Arctic weather can’t stop these monkeys
THE arctic weather didn’t cool the ardour of 20,000 bon vivants in Malahide Castle.
Looking barely old enough to order an alcoholic beverage, Arctic Monkeys completely disproved Oscar Wilde’s theory that youth is wasted on the young with the gig of the summer - if not the year - in Co Dublin last night.
They hardly cut imposing figures. They look more like your nephews than pop’s young dream. You imagine with songs as sublime and soaring as Mardy Bum, A Certain Romance and Leave Before The Lights Come On that Arctic Monkeys will stay eternally youthful.
They came onstage at 8.45pm to a barnstorming View From The Afternoon, followed by an equally explosive Brainstorm. It was a veritable storm throughout the young crowd.
Lead singer Alex Turner is a manic ball of energy, playing the Stratocaster guitar like Paul Weller in his Jam pomp channelling The Strokes. The Sheffield quartet were a revelation, not least because it was hard to fathom that those so bloody young could write such extraordinary tales of ordinary life.
They say that one of the great rules of British rock is that the songwriters are best at the language of wet Wednesdays.

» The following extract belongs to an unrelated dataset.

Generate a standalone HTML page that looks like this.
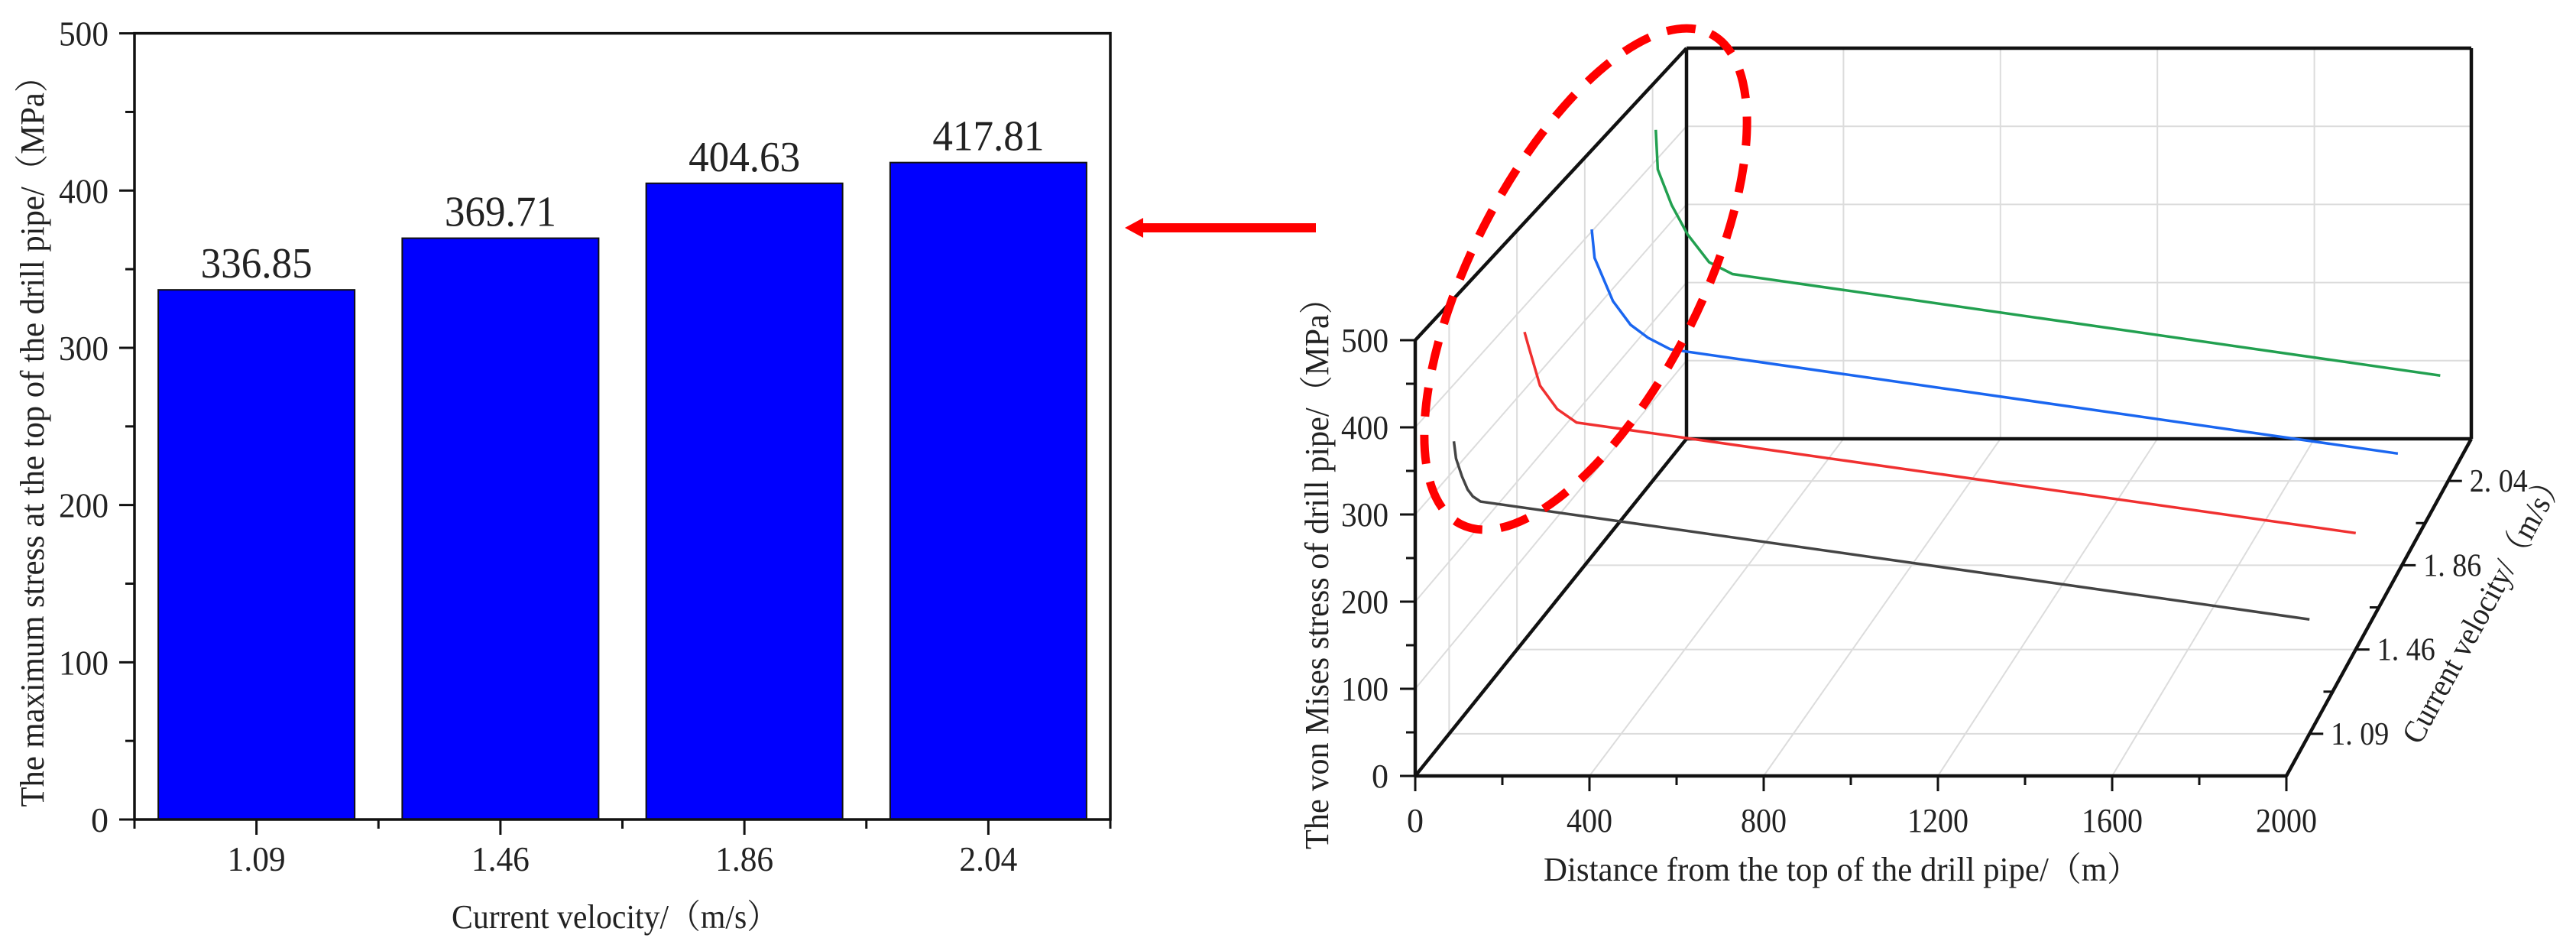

And the Arctic Monkeys’ Fake Tales of San Francisco says it all with lyrics like: “You’re not from New York City, you’re from Rotherham.”
Well, last night in Malahide Castle was a soggy Saturday, but it was an unforgettable one - Saturday Night Fever from South Yorkshire. Fluorescent Adolescent had 20,000 young ‘uns dancing like crazy to this Joe Orton-esque tale of sexual despair.
When The Sun Goes Down and Leave Before The Lights finished a 90-minute set to the kind of cheers normally reserved for local heroes like U2.
They encored with 505 and A Certain Romance.